Australian regulator launches further crackdown on Macquarie Bank after compliance failures

KUALA LUMPUR: The Australian Securities and Investments Commission (ASIC) on Wednesday imposed additional conditions on the Australian financial services licence of Macquarie Bank, owned by Macquarie Group, citing numerous serious compliance failures.
The bank's compliance shortcomings, some of which remained unnoticed for a decade, pertained to its futures dealing business and its over-the-counter (OTC) derivatives trade reporting, according to the ASIC.
The regulator's new conditions require Macquarie to prepare a remediation plan to address these failures and their root causes, enlist an independent expert to review and report on the remediation plan's sufficiency, and have the independent expert assess the effectiveness of Macquarie's remediation activities.

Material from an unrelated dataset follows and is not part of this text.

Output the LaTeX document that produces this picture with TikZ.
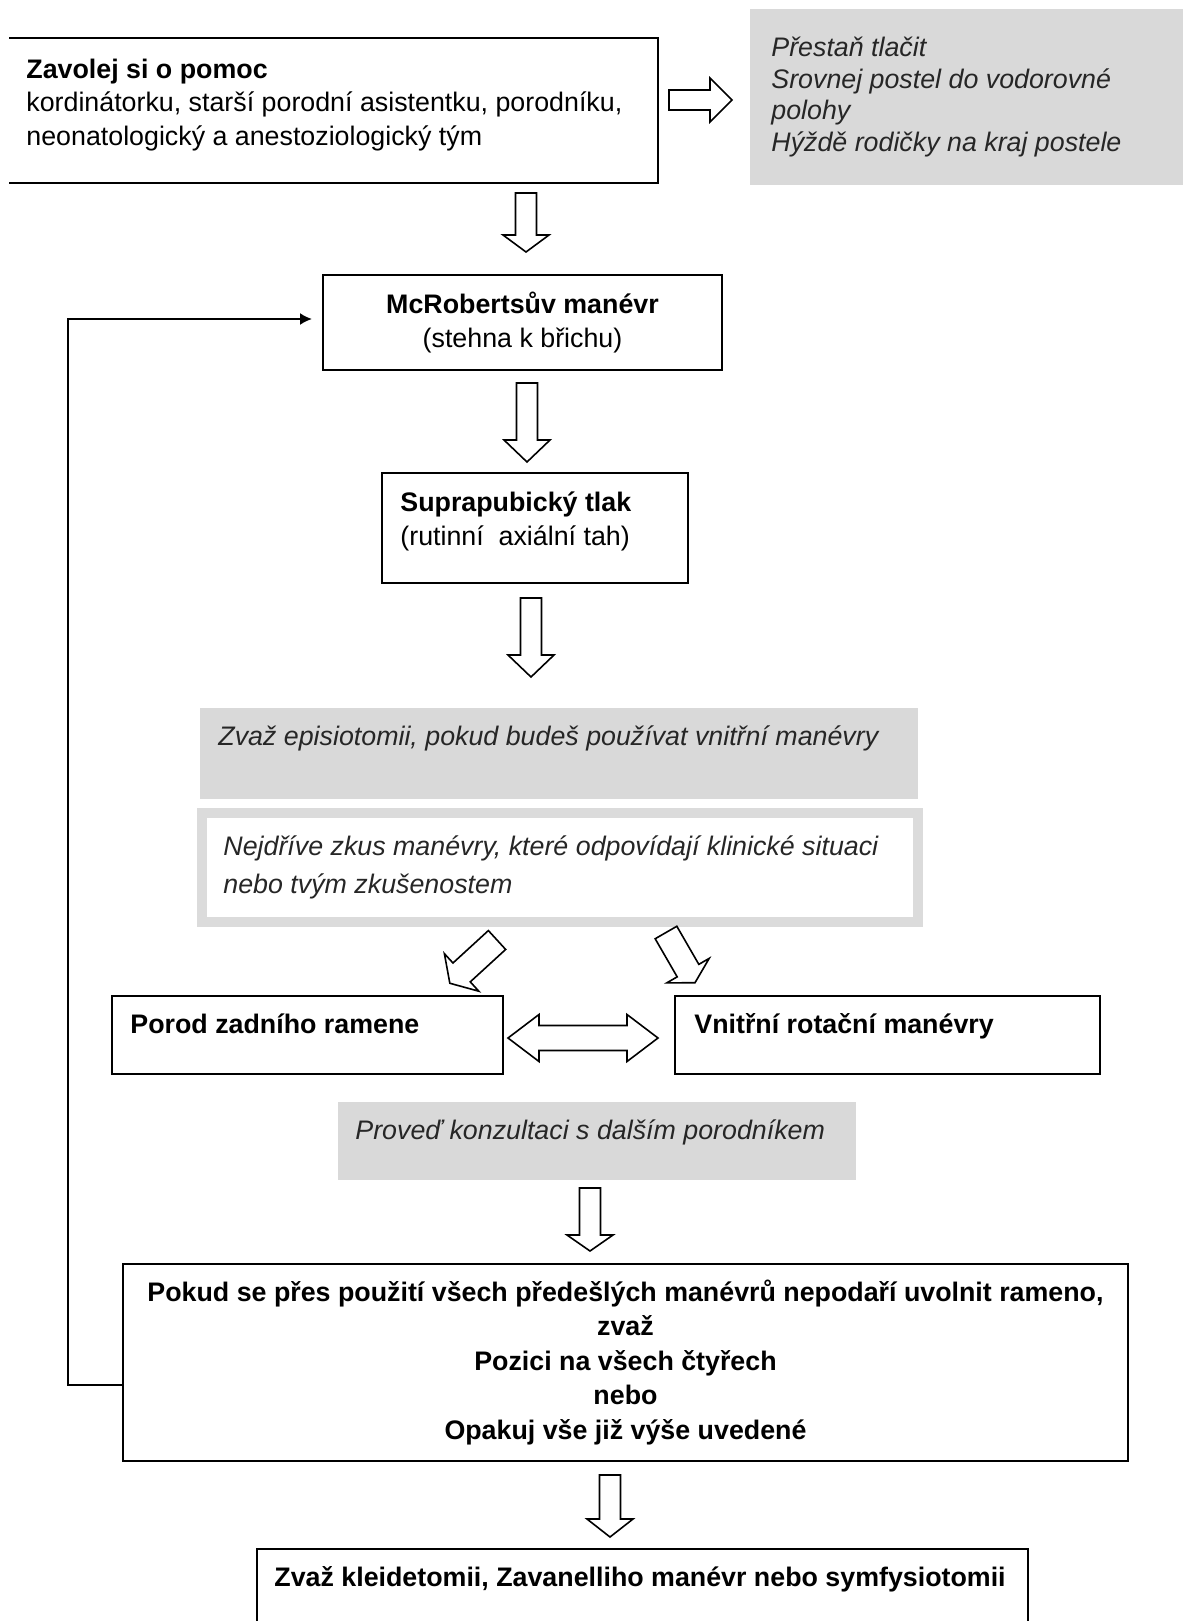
\documentclass[tikz,border=0pt]{standalone}
\usepackage{fontspec}
\setmainfont{Liberation Sans}
\usetikzlibrary{arrows.meta,calc,positioning}

\newcommand{\sz}{\fontsize{13.4}{16.75}\selectfont}
\newcommand{\firstline}{\rule{0pt}{12.5pt}}

\begin{document}
\begin{tikzpicture}[
  x=0.5pt,y=-0.5pt,
  >=Latex,
  font=\sz,
  box/.style={rectangle,draw=black,line width=1pt,fill=white,inner sep=0pt,outer sep=0pt},
  openbox/.style={rectangle,inner sep=0pt,outer sep=0pt},
  boxline/.style={draw=black,line width=1pt},
  shade/.style={rectangle,fill=black!15,inner sep=0pt,outer sep=0pt},
  frame/.style={rectangle,draw=black!14,line width=5pt,fill=white,inner sep=0pt,outer sep=0pt},
  txt/.style={inner sep=0pt,align=left,anchor=north west},
  oneline/.style={inner sep=0pt,anchor=base west},
  note/.style={text=black!85,font=\fontsize{13.4}{15.85}\selectfont\itshape},
  blockline/.style={draw=black,fill=white,line width=0.8pt,line join=miter},
  backedge/.style={-{Latex[length=6pt,width=6pt]},draw=black,line width=1pt},
  pics/fatarrow/.style args={#1/#2/#3/#4}{code={
    \draw[blockline] (0,-#3) -- (#1-#2,-#3) -- (#1-#2,-#4) -- (#1,0)
      -- (#1-#2,#4) -- (#1-#2,#3) -- (0,#3) -- cycle;
  }},
  pics/swaparrow/.style args={#1/#2/#3/#4}{code={
    \draw[blockline] (0,0) -- (#2,-#4) -- (#2,-#3) -- (#1-#2,-#3) -- (#1-#2,-#4)
      -- (#1,0) -- (#1-#2,#4) -- (#1-#2,#3) -- (#2,#3) -- (#2,#4) -- cycle;
  }}
]
\useasboundingbox[fill=white] (0,0) rectangle (1185,1621);
% call for help
\node[openbox,minimum width=324.5pt,minimum height=72.5pt] (help) at (333.5,110.5) {};
\draw[boxline] (help.north west) -- (help.north east) -- (help.south east) -- (help.south west);
\node[txt] at ($(help.north west)+(17,15)$)
  {\firstline\textbf{Zavolej si o pomoc}\\
   kordinátorku, starší porodní asistentku, porodníku,\\
   neonatologický a anestoziologický tým};
\node[shade,minimum width=216.5pt,minimum height=88pt] (stop) at (966.5,97) {};
\node[txt,note] at ($(stop.north west)+(21,22)$)
  {\firstline Přestaň tlačit\\Srovnej postel do vodorovné\\polohy\\Hýždě rodičky na kraj postele};
\pic at (669,100) {fatarrow=63/22/10/22};
% manoeuvres
\pic[rotate=-90] at (526,193) {fatarrow=59/17/10.5/23};
\node[box,minimum width=199.5pt,minimum height=47.5pt,align=center,
  font=\fontsize{13.4}{17}\selectfont] (mcr) at (522.5,322.5)
  {\textbf{McRobertsův manévr}\\(stehna k břichu)};
\pic[rotate=-90] at (527,383) {fatarrow=79/22/10.5/23};
\node[box,minimum width=153pt,minimum height=55pt] (supra) at (535,528) {};
\node[txt,font=\fontsize{13.4}{17}\selectfont] at ($(supra.north west)+(18,13)$)
  {\firstline\textbf{Suprapubický tlak}\\(rutinní~ axiální tah)};
\pic[rotate=-90] at (531,598) {fatarrow=79/22/10.5/23};
% internal manoeuvres
\node[shade,minimum width=359pt,minimum height=45.5pt] (epi) at (559,753.5) {};
\node[oneline,note] at ($(epi.north west)+(18,37)$)
  {Zvaž episiotomii, pokud budeš používat vnitřní manévry};
\node[frame,minimum width=358pt,minimum height=54.25pt] (first) at (559.5,867.25) {};
\node[txt,note,font=\fontsize{13.4}{19}\selectfont\itshape] at ($(first.north west)+(21.5,17)$)
  {\firstline Nejdříve zkus manévry, které odpovídají klinické situaci\\nebo tvým zkušenostem};
\pic[rotate=222.5] at (497,940) {fatarrow=64/16/12.8/25.5};
\pic[rotate=-60] at (666,932.5) {fatarrow=58/14/12.5/24.5};
\node[box,minimum width=195.5pt,minimum height=39pt] (post) at (307.5,1035) {};
\node[oneline] at ($(post.north west)+(18,37)$) {\textbf{Porod zadního ramene}};
\pic at (508,1038) {swaparrow=150/31/12.5/23.5};
\node[box,minimum width=212.5pt,minimum height=39pt] (rot) at (887.5,1035) {};
\node[oneline] at ($(rot.north west)+(19,37)$) {\textbf{Vnitřní rotační manévry}};
\node[shade,minimum width=259pt,minimum height=39pt] (consult) at (597,1141) {};
\node[oneline,note] at ($(consult.north west)+(17,37)$) {Proveď konzultaci s dalším porodníkem};
\pic[rotate=-90] at (590,1188) {fatarrow=63/16/10.5/23};
% last resort
\node[box,minimum width=502.5pt,minimum height=98.5pt,align=center,
  font=\fontsize{13.4}{17.25}\selectfont\bfseries] (final) at (625.5,1362.5)
  {Pokud se přes použití všech předešlých manévrů nepodaří uvolnit rameno,\\
   zvaž\\Pozici na všech čtyřech\\nebo\\Opakuj vše již výše uvedené};
\draw[backedge] ($(final.west)+(0,22.5)$) -| ($(mcr.west)+(-255,-3.5)$)
  -- ($(mcr.west)+(-11,-3.5)$);
\pic[rotate=-90] at (610,1475) {fatarrow=62/18/10.5/23};
\node[openbox,minimum width=385.5pt,minimum height=36pt] (last) at (642.5,1585) {};
\draw[boxline] (last.south west) -- (last.north west) -- (last.north east) -- (last.south east);
\node[oneline] at ($(last.north west)+(17,37)$)
  {\textbf{Zvaž kleidetomii, Zavanelliho manévr nebo symfysiotomii}};
\end{tikzpicture}
\end{document}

Shares of Macquarie Group were down 0.5 per cent by 0041 GMT, compared to a 0.1 per cent uptick in the benchmark S&P/ASX 200 index.
"Our intervention underscores our concern with the recurrent nature of Macquarie's failures, which were caused by ineffective supervision and weak compliance and control management," the ASIC Commissioner Simone Constant said.

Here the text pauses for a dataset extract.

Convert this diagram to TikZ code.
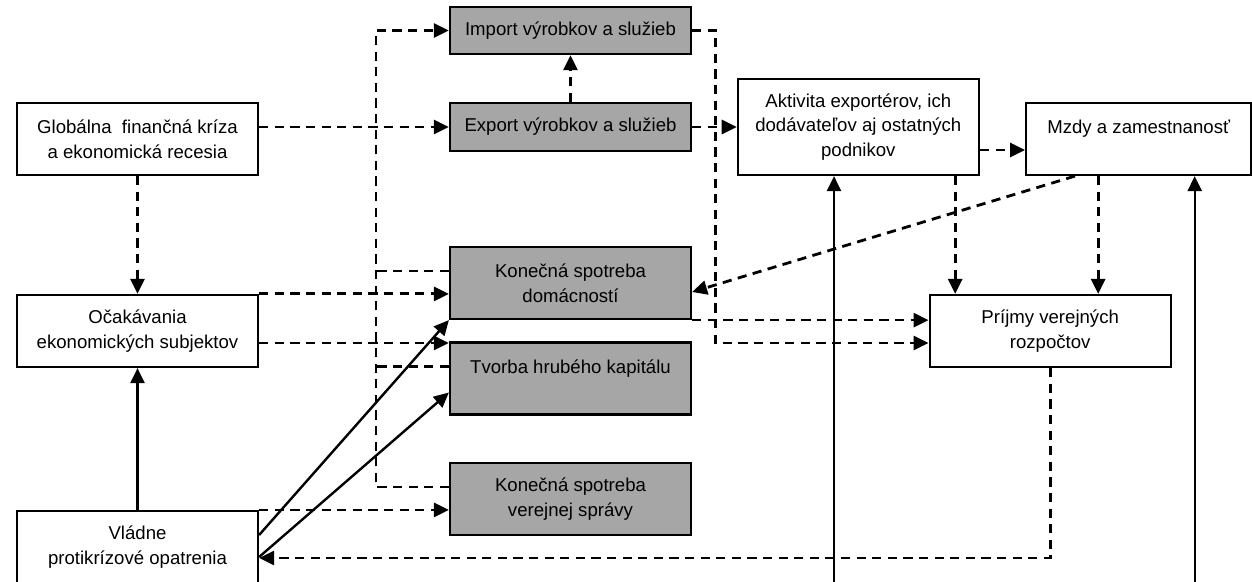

Constant added that the ASIC was "particularly disappointed" as the company failed to prevent 11 suspicious orders being placed on the electricity futures market via their terminals shortly after the regulator referred similar failures to the Markets Disciplinary Panel, which fined the bank just under US$5 million back in September 2024.
The new licence conditions were set after the ASIC identified nine market conduct matters of concern in the last 18 months, it said.
The ASIC said these included seven matters relating to misreporting of over 375,000 OTC derivative transactions, and two futures dealing matters concerning the prevention and detection of suspicious trading activity and the withholding of orders on the ASX24 market.
Macquarie acknowledged the ASIC's announcement and said it has cooperated with the regulator and consented to the licence conditions.